After spending a good hour with him at the table, I invited him for a walk around the loop trail.

“It’s a quick 20 minute walk,” I said, “I would love to show you around.”

He was down. We took it so slow, taking all the little side trails and spending time at each lookout point. We only spoke in Lithuanian. He would often start speaking Russian in between and it would throw me off guard so he would have to translate. We looked into the swamp that I was meditating by the other day, the one where I was envisioning how nice it would be to be so far away from people in an actual remote area.

He looked into the dark water and asked, “Don’t you think this would be really scary if you were here alone and this boardwalk wasn’t here? Like if you came across this place all by yourself in the dark?”

Oh, boy, did I laugh. I said to him how I intentionally walk in the dark alone and hope to come across extremely remote places.

He said, “If we ever do a hiking trip together, you’re going to have to sign a waiver so as to not get me into any rural areas where I may come across some bears.”

Another thing I intentionally try to run into—large wildlife.

We stood at another lookout point, not speaking for a minute or so. All we could hear were the crows screaming their screeching melodies for several seconds.

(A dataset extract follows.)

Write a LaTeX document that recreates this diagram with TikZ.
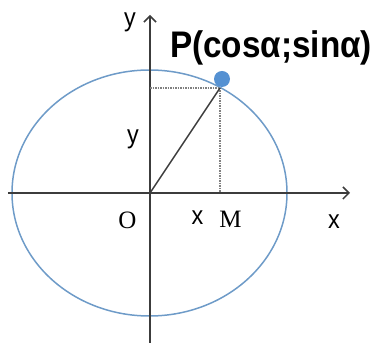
\documentclass[tikz,border=0pt]{standalone}
\usepackage{fontspec}
\setsansfont{Liberation Sans}
\newfontfamily\labelserif{Liberation Serif}
\usetikzlibrary{arrows.meta}
\definecolor{ringblue}{RGB}{110,155,200}
\definecolor{dotblue}{RGB}{85,145,210}
\definecolor{axisgray}{RGB}{60,60,60}
\newcommand{\squeeze}[1]{\scalebox{0.9}[1]{#1}}

\begin{document}
\begin{tikzpicture}[x=1pt, y=1pt,
    axis/.style={draw=axisgray, line width=1.6pt, -{Straight Barb[length=6pt,width=12pt,line width=1.5pt]}},
    ring/.style={draw=ringblue, line width=1.5pt},
    guide/.style={draw=gray, line width=1.3pt, dash pattern=on 1.5pt off 1pt},
    spoke/.style={draw=axisgray, line width=1.5pt},
    sanslabel/.style={font=\sffamily\fontsize{26}{28}\selectfont, inner sep=0pt},
    seriflabel/.style={font=\labelserif\fontsize{25}{27}\selectfont, inner sep=0pt}
]
    \useasboundingbox (0,0) rectangle (376,345);

    % unit circle (squashed as in the picture)
    \draw [ring] (149.5,152) ellipse [x radius=137.5, y radius=123];

    % axes
    \coordinate (origin) at (150,152);
    \coordinate (xstart) at (8,152);
    \coordinate (xend) at (350,152);
    \coordinate (ystart) at (150,2);
    \coordinate (yend) at (150,330);
    \draw [axis] (xstart) -- (xend);
    \draw [axis] (ystart) -- (yend);

    % point P and its projections
    \coordinate (p) at (220,257);
    \coordinate (m) at (220,152);
    \coordinate (n) at (150,257);
    \draw [guide] (n) -- (p);
    \draw [guide] (p) -- (m);
    \draw [spoke] (origin) -- (p);
    \fill [dotblue] (222,266) circle [radius=8];

    % labels
    \node [sanslabel] (ytop) at (130,323) {\squeeze{y}};
    \node [sanslabel, font=\sffamily\bfseries\fontsize{37}{40}\selectfont] (plabel) at (271,297) {\squeeze{P(cosα;sinα)}};
    \node [sanslabel] (ymid) at (133,206) {\squeeze{y}};
    \node [seriflabel] (olabel) at (127.5,125) {O};
    \node [sanslabel] (xmid) at (197.5,127.5) {\squeeze{x}};
    \node [seriflabel] (mlabel) at (230.5,126) {M};
    \node [sanslabel] (xright) at (334,123.5) {\squeeze{x}};
\end{tikzpicture}
\end{document}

“Mm, relaxing,” he said sarcastically.

I felt like we were both trying to extend time together. He kept asking where and what we should do next, even though he knew I had other plans for the night. It felt so healing to be around a sense of my culture and receive such a strong taste of home. We walked along the beach and everything about the experience felt so romantic. The Fairweathers in the background, wind in our hair. Rosy cheeks from the chilled air and our eyes wet from the back to back laughter.

We joked about getting gray hairs, him only being 23 and already getting them.

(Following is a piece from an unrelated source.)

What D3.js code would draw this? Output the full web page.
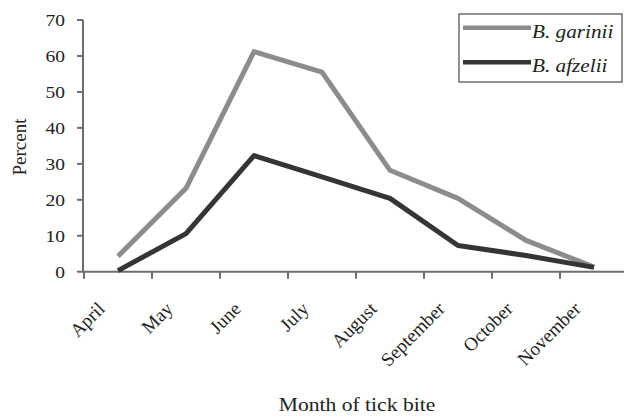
<!DOCTYPE html>
<html>
<head>
<meta charset="utf-8">
<script src="https://cdn.jsdelivr.net/npm/d3@7"></script>
<style>
  html, body { margin: 0; padding: 0; background: #fff; }
  svg { display: block; }
  text { font-family: "Liberation Serif", "Times New Roman", serif; fill: #222; }
</style>
</head>
<body>
<svg id="chart" width="624" height="419"></svg>
<script>
const months = ["April", "May", "June", "July", "August", "September", "October", "November"];
const garinii = [4.3, 23.2, 61.2, 55.5, 28.2, 20.4, 8.7, 1.3];
const afzelii = [0.3, 10.6, 32.3, 26.4, 20.4, 7.3, 4.5, 1.2];
const seriesNames = ["B. garinii", "B. afzelii"];
const yTicks = [0, 10, 20, 30, 40, 50, 60, 70];
const xTitle = "Month of tick bite";
const yTitle = "Percent";

const svg = d3.select("#chart");
const axisColor = "#6e6e6e";
const colors = ["#8c8c8c", "#353535"];

const x = d3.scaleBand().domain(months).range([84, 628]).paddingInner(0).paddingOuter(0);
const y = d3.scaleLinear().domain([0, 70]).range([271.7, 20]);

// Y axis
const yAxis = svg.append("g").attr("transform", "translate(83,0)");
yAxis.append("line").attr("x1", 0).attr("x2", 0).attr("y1", y(70)).attr("y2", y(0))
  .attr("stroke", axisColor).attr("stroke-width", 2);
yTicks.forEach(t => {
  yAxis.append("line").attr("x1", -6).attr("x2", 0).attr("y1", y(t)).attr("y2", y(t))
    .attr("stroke", axisColor).attr("stroke-width", 2);
  yAxis.append("text")
    .attr("transform", `translate(-18,${y(t) + 6}) scale(1.15,1)`)
    .attr("text-anchor", "end")
    .attr("font-size", "17px")
    .text(t);
});

// X axis
const xAxis = svg.append("g");
xAxis.append("line").attr("x1", 83).attr("x2", 628).attr("y1", y(0)).attr("y2", y(0))
  .attr("stroke", axisColor).attr("stroke-width", 2);
months.forEach(m => {
  const bx = x(m);
  xAxis.append("line").attr("x1", bx).attr("x2", bx).attr("y1", y(0)).attr("y2", y(0) + 7)
    .attr("stroke", axisColor).attr("stroke-width", 2);
  const cx = bx + x.bandwidth() / 2;
  xAxis.append("text")
    .attr("transform", `translate(${cx - 12},${310}) rotate(-45)`)
    .attr("text-anchor", "end")
    .attr("font-size", "19px")
    .text(m);
});
xAxis.append("line").attr("x1", 628).attr("x2", 628).attr("y1", y(0)).attr("y2", y(0) + 7)
  .attr("stroke", axisColor).attr("stroke-width", 2);

// Lines
const line = d3.line().x((d, i) => x(months[i]) + x.bandwidth() / 2).y(d => y(d));
[garinii, afzelii].forEach((s, i) => {
  svg.append("path").datum(s)
    .attr("d", line)
    .attr("fill", "none")
    .attr("stroke", colors[i])
    .attr("stroke-width", 5)
    .attr("stroke-linejoin", "round")
    .attr("stroke-linecap", "butt");
});

// Axis titles
svg.append("text")
  .attr("transform", `translate(357,411) scale(1.2,1)`)
  .attr("text-anchor", "middle")
  .attr("font-size", "18px")
  .text(xTitle);
svg.append("text")
  .attr("transform", `translate(26,147) rotate(-90)`)
  .attr("text-anchor", "middle")
  .attr("font-size", "19px")
  .text(yTitle);

// Legend
const lg = svg.append("g");
lg.append("rect").attr("x", 459).attr("y", 14).attr("width", 163).attr("height", 68)
  .attr("fill", "#fff").attr("stroke", axisColor).attr("stroke-width", 1.5);
const legY = [27.7, 62.3];
seriesNames.forEach((n, i) => {
  lg.append("line").attr("x1", 463).attr("x2", 531).attr("y1", legY[i]).attr("y2", legY[i])
    .attr("stroke", colors[i]).attr("stroke-width", 4.5);
  lg.append("text")
    .attr("transform", `translate(532,${legY[i] + 10}) scale(1.18,1)`)
    .attr("font-size", "18px")
    .attr("font-style", "italic")
    .text(n);
});
</script>
</body>
</html>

“I found two,” he said, “next month I found four!”

“Same here, dude.”

We checked out native plants and the whale skeleton put on display by the lodge. Then, we went inside the lodge and up the stairs to check out the taxidermy display of various kine animals. He asked me to pick out the one that I thought best represented him. I picked the mountain goat.

“Ah, yes,” he says, “I don’t have the looks, but at least I have the strong personality.”

What a gift he had to make people laugh so effortlessly, collapsing time and bringing us closer to Home. It was just so much fun to be around him, as if all of a sudden I had a good friend. To my surprise, he was also super flirty. I kind of expected him to be nerdy upon first meeting him, but then later he made a comment about putting me in handcuffs for wanting to do something bad.

“That form of punishment wouldn’t work on me,” I said, subtly preparing him for where my mind would eventually lead him.

During the walk, we were both very touchy, comfortable being in close physical proximity to one another, often bumping shoulders because I couldn’t walk in a straight line for the life of me. But he kept talking about his girl, so I knew he was taken. It was also very common for Europeans to be extremely touchy and flirty so I tried not to let it get too much to my head.

He was surprised I didn’t have a husband and I told him I didn’t want one yet. I went on my spiel how I felt dudes would often say they wanted to date me, attempting to pursue me in all sorts of ways but I would often have the perfect excuse to deny them access to my heart.

“It won’t work with the type of lifestyle I have.”

“I don’t enjoy backpacking/hitchhiking with a partner.”

“I love my own company more than anything.”

I had the perfect line for each and every man that began to fancy me, pushing them away before they had a chance to get too close.

I looked at Juozas and continued, “And when men find out I am highly emotional and not as carefree as I appear, they don’t really want to put in the effort and will usually leave on their own. They fall in love with the idea that I’m passing.”

I often blamed men for having issues with commitment, yet I’m starting to think it might actually be me.